- Born: November 1, 1927 Bridgeport, Connecticut, U.S.
- Died: March 25, 2008 (aged 80)

= Harold M. Manasevit =

American materials scientist

Dr. Harold M. Manasevit (1927–2008) was an American materials scientist.

Manasevit received a B.S. Degree in chemistry from Ohio University in 1950, M.S. in Chemistry from Pennsylvania State University in 1951, and Ph.D. in physical inorganic chemistry from the Illinois Institute of Technology in 1959. He then joined the U.S. Borax Research Corp. in Anaheim, California, but in 1960 left for North American Aviation. In 1983 he joined TRW as a Senior Scientist.

Manasevit's career focused on chemical vapor deposition (CVD) of materials. In 1963 he was the first to document epitaxial growth of silicon on sapphire, and in 1968 was the first to publish on metalorganic chemical vapor deposition (MOCVD) for the epitaxial growth of GaAs and many other III-V, II-VI and IV-VI semiconductors, including the first report of the growth of single-crystal GaN and AlN on (0001) sapphire, the process used worldwide today for the commercial production of all visible LEDs. He developed numerous CVD techniques for etching insulators and for producing semiconductor and superconducting films on insulators.

Manesevit holds 16 patents, and was awarded the 1985 IEEE Morris N. Liebmann Memorial Award "for pioneering work in metalorganic chemical vapor deposition, epitaxial-crystal reactor design, and demonstration of superior quality semiconductor devices grown by this process."

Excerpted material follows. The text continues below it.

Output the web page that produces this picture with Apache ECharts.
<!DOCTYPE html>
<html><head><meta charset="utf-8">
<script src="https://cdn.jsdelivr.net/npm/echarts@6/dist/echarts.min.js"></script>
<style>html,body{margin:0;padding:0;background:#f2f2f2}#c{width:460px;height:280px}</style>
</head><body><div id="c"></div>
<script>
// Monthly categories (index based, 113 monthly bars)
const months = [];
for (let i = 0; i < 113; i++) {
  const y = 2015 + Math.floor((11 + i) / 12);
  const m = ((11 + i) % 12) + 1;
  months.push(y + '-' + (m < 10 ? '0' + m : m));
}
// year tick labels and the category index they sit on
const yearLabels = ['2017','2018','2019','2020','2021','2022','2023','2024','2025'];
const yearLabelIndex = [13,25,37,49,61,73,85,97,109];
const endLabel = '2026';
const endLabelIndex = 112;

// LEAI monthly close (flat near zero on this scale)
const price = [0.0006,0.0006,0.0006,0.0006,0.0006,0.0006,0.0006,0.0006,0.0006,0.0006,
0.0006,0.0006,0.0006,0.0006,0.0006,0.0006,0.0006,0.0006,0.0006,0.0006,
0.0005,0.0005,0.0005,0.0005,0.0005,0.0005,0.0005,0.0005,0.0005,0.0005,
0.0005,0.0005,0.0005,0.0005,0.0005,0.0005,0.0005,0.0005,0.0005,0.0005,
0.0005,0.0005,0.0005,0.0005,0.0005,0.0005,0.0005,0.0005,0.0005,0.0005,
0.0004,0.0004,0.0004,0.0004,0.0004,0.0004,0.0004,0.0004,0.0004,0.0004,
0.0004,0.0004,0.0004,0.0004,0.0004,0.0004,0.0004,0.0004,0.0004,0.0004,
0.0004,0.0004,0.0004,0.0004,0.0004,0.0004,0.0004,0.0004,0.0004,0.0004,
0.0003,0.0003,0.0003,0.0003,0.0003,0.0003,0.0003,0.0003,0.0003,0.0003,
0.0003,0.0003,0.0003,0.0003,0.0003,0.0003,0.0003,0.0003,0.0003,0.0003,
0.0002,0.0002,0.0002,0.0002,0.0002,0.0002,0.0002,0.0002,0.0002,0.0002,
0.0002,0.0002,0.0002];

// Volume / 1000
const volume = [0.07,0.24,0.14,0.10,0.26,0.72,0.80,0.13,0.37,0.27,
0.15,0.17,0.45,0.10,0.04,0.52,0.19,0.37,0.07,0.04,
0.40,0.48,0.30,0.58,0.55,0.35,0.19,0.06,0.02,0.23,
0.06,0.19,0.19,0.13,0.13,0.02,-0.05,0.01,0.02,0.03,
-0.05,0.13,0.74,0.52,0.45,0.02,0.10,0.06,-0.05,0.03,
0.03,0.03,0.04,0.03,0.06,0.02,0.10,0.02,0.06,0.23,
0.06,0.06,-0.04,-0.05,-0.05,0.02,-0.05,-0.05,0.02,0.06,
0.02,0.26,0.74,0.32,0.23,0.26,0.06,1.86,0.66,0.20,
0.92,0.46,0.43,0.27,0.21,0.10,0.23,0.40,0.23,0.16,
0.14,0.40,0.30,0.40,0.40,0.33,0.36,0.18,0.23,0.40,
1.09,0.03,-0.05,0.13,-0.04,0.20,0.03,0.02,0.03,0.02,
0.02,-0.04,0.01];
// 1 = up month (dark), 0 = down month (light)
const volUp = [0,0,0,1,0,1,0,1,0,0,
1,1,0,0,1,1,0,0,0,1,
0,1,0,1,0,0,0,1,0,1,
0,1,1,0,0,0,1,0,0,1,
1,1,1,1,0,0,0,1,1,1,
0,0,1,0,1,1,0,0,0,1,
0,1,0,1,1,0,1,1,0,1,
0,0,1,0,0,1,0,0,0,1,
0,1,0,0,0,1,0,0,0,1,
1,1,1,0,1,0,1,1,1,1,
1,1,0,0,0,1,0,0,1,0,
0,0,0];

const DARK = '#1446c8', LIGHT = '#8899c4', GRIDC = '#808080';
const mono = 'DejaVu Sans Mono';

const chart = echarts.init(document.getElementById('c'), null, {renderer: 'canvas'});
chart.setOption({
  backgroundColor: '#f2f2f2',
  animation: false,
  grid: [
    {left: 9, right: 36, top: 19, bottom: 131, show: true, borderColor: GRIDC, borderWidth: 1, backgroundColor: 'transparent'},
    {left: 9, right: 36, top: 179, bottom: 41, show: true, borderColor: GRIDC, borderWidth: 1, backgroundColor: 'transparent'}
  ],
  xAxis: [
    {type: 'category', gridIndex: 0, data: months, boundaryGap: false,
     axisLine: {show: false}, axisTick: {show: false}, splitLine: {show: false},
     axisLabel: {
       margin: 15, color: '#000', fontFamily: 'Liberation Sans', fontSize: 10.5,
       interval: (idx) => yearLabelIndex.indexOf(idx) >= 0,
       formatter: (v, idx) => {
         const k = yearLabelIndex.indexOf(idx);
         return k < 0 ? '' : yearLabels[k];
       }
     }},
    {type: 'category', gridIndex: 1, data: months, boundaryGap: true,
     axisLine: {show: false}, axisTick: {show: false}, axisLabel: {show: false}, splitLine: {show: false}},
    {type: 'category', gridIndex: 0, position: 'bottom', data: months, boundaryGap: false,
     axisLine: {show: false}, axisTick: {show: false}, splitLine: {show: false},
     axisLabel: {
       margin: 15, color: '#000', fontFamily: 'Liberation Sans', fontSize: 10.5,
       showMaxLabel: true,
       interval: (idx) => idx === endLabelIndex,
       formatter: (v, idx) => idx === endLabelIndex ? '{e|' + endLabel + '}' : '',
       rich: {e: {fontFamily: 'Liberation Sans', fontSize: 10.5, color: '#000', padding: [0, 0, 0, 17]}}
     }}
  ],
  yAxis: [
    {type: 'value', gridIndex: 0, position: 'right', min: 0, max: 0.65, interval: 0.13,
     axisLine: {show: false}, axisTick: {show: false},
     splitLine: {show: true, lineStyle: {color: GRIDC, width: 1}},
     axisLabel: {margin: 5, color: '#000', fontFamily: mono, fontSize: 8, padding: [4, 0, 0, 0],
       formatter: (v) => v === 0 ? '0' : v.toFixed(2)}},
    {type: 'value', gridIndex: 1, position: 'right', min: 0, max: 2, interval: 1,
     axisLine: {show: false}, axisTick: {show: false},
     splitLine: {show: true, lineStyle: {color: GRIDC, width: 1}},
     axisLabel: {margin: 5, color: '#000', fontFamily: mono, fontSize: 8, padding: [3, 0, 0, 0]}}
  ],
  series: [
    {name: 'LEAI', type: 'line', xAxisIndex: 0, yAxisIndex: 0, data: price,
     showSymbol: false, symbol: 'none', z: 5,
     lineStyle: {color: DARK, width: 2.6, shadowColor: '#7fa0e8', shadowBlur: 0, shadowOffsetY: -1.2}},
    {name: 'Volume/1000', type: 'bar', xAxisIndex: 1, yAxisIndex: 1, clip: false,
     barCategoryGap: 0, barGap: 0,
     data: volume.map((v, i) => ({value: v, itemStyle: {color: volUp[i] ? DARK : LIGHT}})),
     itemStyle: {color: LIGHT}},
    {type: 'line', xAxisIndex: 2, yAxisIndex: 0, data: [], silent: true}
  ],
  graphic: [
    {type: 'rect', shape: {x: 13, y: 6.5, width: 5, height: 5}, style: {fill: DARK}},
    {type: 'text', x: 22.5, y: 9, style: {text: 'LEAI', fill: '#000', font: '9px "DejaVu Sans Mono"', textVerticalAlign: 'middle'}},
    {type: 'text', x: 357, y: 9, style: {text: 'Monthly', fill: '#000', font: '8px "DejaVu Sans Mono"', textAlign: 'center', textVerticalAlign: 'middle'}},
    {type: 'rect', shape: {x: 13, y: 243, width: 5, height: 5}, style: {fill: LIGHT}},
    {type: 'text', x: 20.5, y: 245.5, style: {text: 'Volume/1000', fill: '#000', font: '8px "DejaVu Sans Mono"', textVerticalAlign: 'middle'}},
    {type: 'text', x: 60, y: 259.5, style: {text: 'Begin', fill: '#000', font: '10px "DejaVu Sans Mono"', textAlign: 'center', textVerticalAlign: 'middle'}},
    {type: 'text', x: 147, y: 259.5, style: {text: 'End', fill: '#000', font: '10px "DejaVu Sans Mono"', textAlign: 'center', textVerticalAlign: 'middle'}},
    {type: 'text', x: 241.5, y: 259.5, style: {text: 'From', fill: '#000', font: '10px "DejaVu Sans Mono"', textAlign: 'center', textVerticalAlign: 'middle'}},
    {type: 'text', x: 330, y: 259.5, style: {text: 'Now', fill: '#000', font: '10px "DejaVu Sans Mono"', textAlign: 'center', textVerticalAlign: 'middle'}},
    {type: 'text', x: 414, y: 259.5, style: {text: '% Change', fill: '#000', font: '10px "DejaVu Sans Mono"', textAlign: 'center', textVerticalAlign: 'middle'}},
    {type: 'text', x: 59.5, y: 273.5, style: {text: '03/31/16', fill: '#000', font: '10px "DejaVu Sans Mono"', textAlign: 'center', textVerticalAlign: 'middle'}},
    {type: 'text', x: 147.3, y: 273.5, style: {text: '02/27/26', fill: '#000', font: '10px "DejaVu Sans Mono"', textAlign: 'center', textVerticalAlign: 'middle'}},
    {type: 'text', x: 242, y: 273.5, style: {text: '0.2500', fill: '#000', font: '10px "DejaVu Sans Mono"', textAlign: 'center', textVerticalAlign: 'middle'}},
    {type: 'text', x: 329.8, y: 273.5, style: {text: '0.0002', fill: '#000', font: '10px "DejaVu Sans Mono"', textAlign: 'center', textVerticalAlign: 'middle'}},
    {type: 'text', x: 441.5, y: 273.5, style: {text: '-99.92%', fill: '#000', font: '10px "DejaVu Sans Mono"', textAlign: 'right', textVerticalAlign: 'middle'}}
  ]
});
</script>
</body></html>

Stated by Russell D. Dupuis, "In the mid-1970s, Rockwell International Electronics Operations (Anaheim CA) was developing the guidance systems for Minuteman missiles. It was necessary to design a system with radiation-hardened circuits so the missiles could go through these nuclear bomb clouds. One key feature of these circuits was the need for stability in the conductivity of the substrate. Silicon was the technology of choice, but it suffered when exposed to large amounts of radiation. My colleague, Harold Manasevit had the idea of growing silicon on a sapphire substrate, which was an insulator from radiation and infinitely stable. So he developed a technology called silicon on sapphire, or SOS, which was used in the Minuteman Missiles. He also developed an analogous process for the growth of gallium arsenide on sapphire."